Please print exactly the lines below, from the start of the material up to and including the line with "const costTickExps = [1,2,3];", but none of the pictures.

Collected data
--- start ---

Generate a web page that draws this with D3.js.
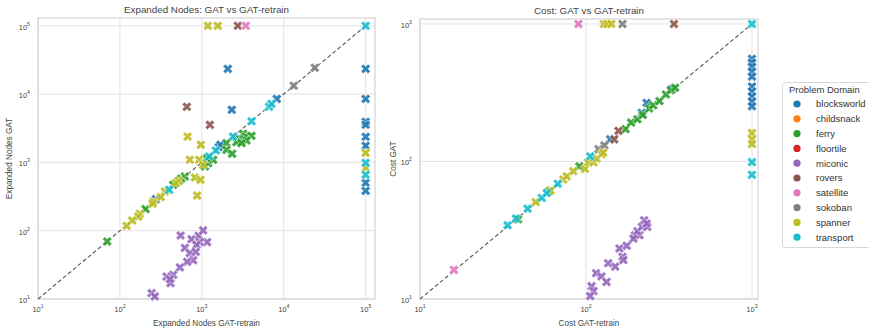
<!DOCTYPE html>
<html><head><meta charset="utf-8">
<script src="https://cdn.jsdelivr.net/npm/d3@7"></script>
<style>
body{margin:0;background:#fff;}
text{font-family:"Liberation Sans",Arial,sans-serif;}
</style></head>
<body><svg id="c" width="869" height="331"></svg>
<script>
const domains = ["blocksworld","childsnack","ferry","floortile","miconic","rovers","satellite","sokoban","spanner","transport"];
const palette = ["#1f77b4","#ff7f0e","#2ca02c","#d62728","#9467bd","#8c564b","#e377c2","#7f7f7f","#bcbd22","#17becf"];
const tickExps = [1,2,3,4,5];
const costTickExps = [1,2,3];

// [domain, GAT-retrain, GAT]
const expandedNodes = [
 ["blocksworld",2075,23400],["blocksworld",8220,8530],["blocksworld",2320,5890],["blocksworld",1610,1675],["blocksworld",1690,1810],["blocksworld",275,290],
 ["blocksworld",1e5,23400],["blocksworld",1e5,8500],["blocksworld",1e5,3930],["blocksworld",1e5,3560],["blocksworld",1e5,2370],["blocksworld",1e5,1750],["blocksworld",1e5,503],["blocksworld",1e5,383],
 ["ferry",70,69.5],["ferry",206,207],["ferry",447,470],["ferry",621,622],["ferry",560,580],["ferry",520,540],["ferry",1089,871],["ferry",1195,977],["ferry",1375,1092],["ferry",1150,1150],
 ["ferry",2000,1918],["ferry",2000,1528],["ferry",2345,1337],["ferry",3190,2625],["ferry",3410,2395],["ferry",4040,2450],["ferry",2905,2190],["ferry",3510,2094],["ferry",2650,1985],["ferry",3050,1918],
 ["miconic",550,85],["miconic",748,75],["miconic",918,84],["miconic",1037,101],["miconic",1161,68],["miconic",946,68],["miconic",861,62],["miconic",621,56],["miconic",714,47],["miconic",845,49],
 ["miconic",783,37],["miconic",662,35],["miconic",540,29],["miconic",447,22.6],["miconic",371,21.3],["miconic",415,17.1],["miconic",408,19.5],["miconic",244,12.2],["miconic",267,10.9],
 ["rovers",656,6520],["rovers",1253,3550],["rovers",2754,1e5],
 ["satellite",3440,1e5],
 ["sokoban",13250,13250],["sokoban",23900,24300],
 ["spanner",1184,1e5],["spanner",1567,1e5],["spanner",670,2390],["spanner",973,1810],["spanner",714,1092],["spanner",927,1092],["spanner",1037,923],["spanner",822,601],["spanner",964,556],["spanner",877,327],
 ["spanner",525,538],["spanner",482,498],["spanner",354,375],["spanner",316,310],["spanner",255,268],["spanner",251,248],["spanner",175,177],["spanner",167,161],["spanner",141,141],["spanner",121,118],
 ["spanner",1e5,1380],["spanner",1e5,835],
 ["transport",1e5,1e5],["transport",4040,4000],["transport",2410,2390],["transport",1483,1494],["transport",1228,1220],["transport",6600,6520],["transport",7080,7200],["transport",399,397],["transport",1e5,986],["transport",1e5,660]
];

const planCost = [
 ["blocksworld",140,145],["blocksworld",217,226],["blocksworld",232,267],["blocksworld",330,335],
 ["blocksworld",1000,558],["blocksworld",1000,523],["blocksworld",1000,489],["blocksworld",1000,450],["blocksworld",1000,414],["blocksworld",1000,351],["blocksworld",1000,323],["blocksworld",1000,297],["blocksworld",1000,273],["blocksworld",1000,252],
 ["ferry",39,38],["ferry",60,61],["ferry",91.2,92.3],["ferry",173,172],["ferry",187,192],["ferry",204,203],["ferry",220,218],["ferry",240,243],["ferry",254,256],["ferry",277,275],["ferry",303,307],["ferry",324,330],["ferry",344,344],
 ["miconic",108,12.4],["miconic",111,11.4],["miconic",106,10.5],["miconic",115,15.4],["miconic",124,14.6],["miconic",133,13.3],["miconic",136,18.2],["miconic",150,17.2],["miconic",159,23.3],["miconic",166,20.3],
 ["miconic",176,24.4],["miconic",168,19.2],["miconic",197,29.1],["miconic",210,29.1],["miconic",204,31.1],["miconic",217,33.5],["miconic",234,33.5],["miconic",224,37.4],["miconic",193,27.5],["miconic",232,35.4],
 ["rovers",148,145],["rovers",157,167],["rovers",339,1000],
 ["satellite",16,16.3],["satellite",90,1000],
 ["sokoban",119,123],["sokoban",129,131],["sokoban",166,1000],
 ["spanner",49.8,50.7],["spanner",61.2,61.5],["spanner",73,74],["spanner",76.5,78],["spanner",83.8,85],["spanner",98.6,88.3],["spanner",103,98.6],["spanner",111,98.6],["spanner",116,105],["spanner",124,113],["spanner",127,116],
 ["spanner",128,1000],["spanner",134,1000],["spanner",142,1000],["spanner",1000,161],["spanner",1000,145],["spanner",1000,134],
 ["transport",33.7,34.4],["transport",37.8,38.5],["transport",44.5,45.4],["transport",54.1,54.4],["transport",58,58.9],["transport",67.6,68.9],["transport",106,109],["transport",1000,1000],["transport",1000,99],["transport",1000,80]
];

const color = d3.scaleOrdinal().domain(domains).range(palette);
const svg = d3.select("#c");

function xMarker(r){
  const w = r*0.34;
  const pts = [[-w,-r],[w,-r],[w,-w],[r,-w],[r,w],[w,w],[w,r],[-w,r],[-w,w],[-r,w],[-r,-w],[-w,-w]];
  const c = Math.SQRT1_2;
  return "M" + pts.map(([x,y]) => [(x-y)*c,(x+y)*c].map(v=>v.toFixed(2)).join(",")).join("L") + "Z";
}
const markerPath = xMarker(5.1);

function panel(cfg){
  const x = d3.scaleLog().domain([10, cfg.max]).range([cfg.x0, cfg.x1]);
  const y = d3.scaleLog().domain([10, cfg.max]).range([cfg.y1, cfg.y0]);
  const g = svg.append("g");
  const ticks = cfg.exps.map(e => Math.pow(10,e));
  g.selectAll(".gx").data(ticks).join("line")
    .attr("x1",d=>x(d)).attr("x2",d=>x(d)).attr("y1",cfg.y0).attr("y2",cfg.y1)
    .attr("stroke","#e3e3e3").attr("stroke-width",1);
  g.selectAll(".gy").data(ticks).join("line")
    .attr("y1",d=>y(d)).attr("y2",d=>y(d)).attr("x1",cfg.x0).attr("x2",cfg.x1)
    .attr("stroke","#e3e3e3").attr("stroke-width",1);
  g.append("rect").attr("x",cfg.x0).attr("y",cfg.y0).attr("width",cfg.x1-cfg.x0).attr("height",cfg.y1-cfg.y0)
    .attr("fill","none").attr("stroke","#d4d4d4").attr("stroke-width",1.2);
  const xl = g.selectAll(".xl").data(cfg.exps).join("text")
    .attr("x",d=>x(Math.pow(10,d))).attr("y",cfg.y1+13).attr("text-anchor","middle")
    .attr("font-size",7.5).attr("fill","#444");
  xl.append("tspan").text("10");
  xl.append("tspan").attr("dy",-4).attr("font-size",5.2).text(d=>d);
  const yl = g.selectAll(".yl").data(cfg.exps).join("text")
    .attr("x",cfg.x0-8).attr("y",d=>y(Math.pow(10,d))+4).attr("text-anchor","end")
    .attr("font-size",7.5).attr("fill","#444");
  yl.append("tspan").text("10");
  yl.append("tspan").attr("dy",-4).attr("font-size",5.2).text(d=>d);
  g.append("text").attr("x",(cfg.x0+cfg.x1)/2).attr("y",cfg.y1+27).attr("text-anchor","middle")
    .attr("font-size",8.2).attr("fill","#444").text(cfg.xlabel);
  g.append("text").attr("transform",`translate(${cfg.ylx},${(cfg.y0+cfg.y1)/2}) rotate(-90)`).attr("text-anchor","middle")
    .attr("font-size",8.2).attr("fill","#444").text(cfg.ylabel);
  g.append("text").attr("x",(cfg.x0+cfg.x1)/2).attr("y",cfg.y0-5).attr("text-anchor","middle")
    .attr("font-size",9.8).attr("fill","#444").text(cfg.title);
  g.append("line").attr("x1",x(10)).attr("y1",y(10)).attr("x2",x(cfg.diag)).attr("y2",y(cfg.diag))
    .attr("stroke","#555").attr("stroke-width",1.1).attr("stroke-dasharray","4,2.5");
  g.selectAll(".pt").data(cfg.data).join("path")
    .attr("d",markerPath)
    .attr("transform",d=>`translate(${x(d[1])},${y(d[2])})`)
    .attr("fill",d=>color(d[0])).attr("stroke","#fff").attr("stroke-width",0.6).attr("opacity",0.9);
}

panel({x0:38,x1:375,y0:18,y1:299,max:1.3e5,diag:1e5,exps:tickExps,data:expandedNodes,
  title:"Expanded Nodes: GAT vs GAT-retrain",xlabel:"Expanded Nodes GAT-retrain",ylabel:"Expanded Nodes GAT",ylx:12});
panel({x0:420,x1:758,y0:19,y1:299,max:1087,diag:1000,exps:costTickExps,data:planCost,
  title:"Cost: GAT vs GAT-retrain",xlabel:"Cost GAT-retrain",ylabel:"Cost GAT",ylx:396});

const lg = svg.append("g");
lg.append("rect").attr("x",782.5).attr("y",82.5).attr("width",92).attr("height",165).attr("rx",3)
  .attr("fill","#fff").attr("stroke","#d8d8d8");
lg.append("text").attr("x",789).attr("y",93).attr("font-size",9.5).attr("fill","#333").text("Problem Domain");
const items = lg.selectAll(".it").data(domains).join("g")
  .attr("transform",(d,i)=>`translate(0,${104+i*14.8})`);
items.append("circle").attr("cx",797).attr("cy",0).attr("r",3.6).attr("fill",d=>color(d));
items.append("text").attr("x",816).attr("y",3.3).attr("font-size",9.5).attr("fill","#333").text(d=>d);
</script></body></html>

--- end ---

The answer
Generate a web page that draws this with D3.js.
<!DOCTYPE html>
<html><head><meta charset="utf-8">
<script src="https://cdn.jsdelivr.net/npm/d3@7"></script>
<style>
body{margin:0;background:#fff;}
text{font-family:"Liberation Sans",Arial,sans-serif;}
</style></head>
<body><svg id="c" width="869" height="331"></svg>
<script>
const domains = ["blocksworld","childsnack","ferry","floortile","miconic","rovers","satellite","sokoban","spanner","transport"];
const palette = ["#1f77b4","#ff7f0e","#2ca02c","#d62728","#9467bd","#8c564b","#e377c2","#7f7f7f","#bcbd22","#17becf"];
const tickExps = [1,2,3,4,5];
const costTickExps = [1,2,3];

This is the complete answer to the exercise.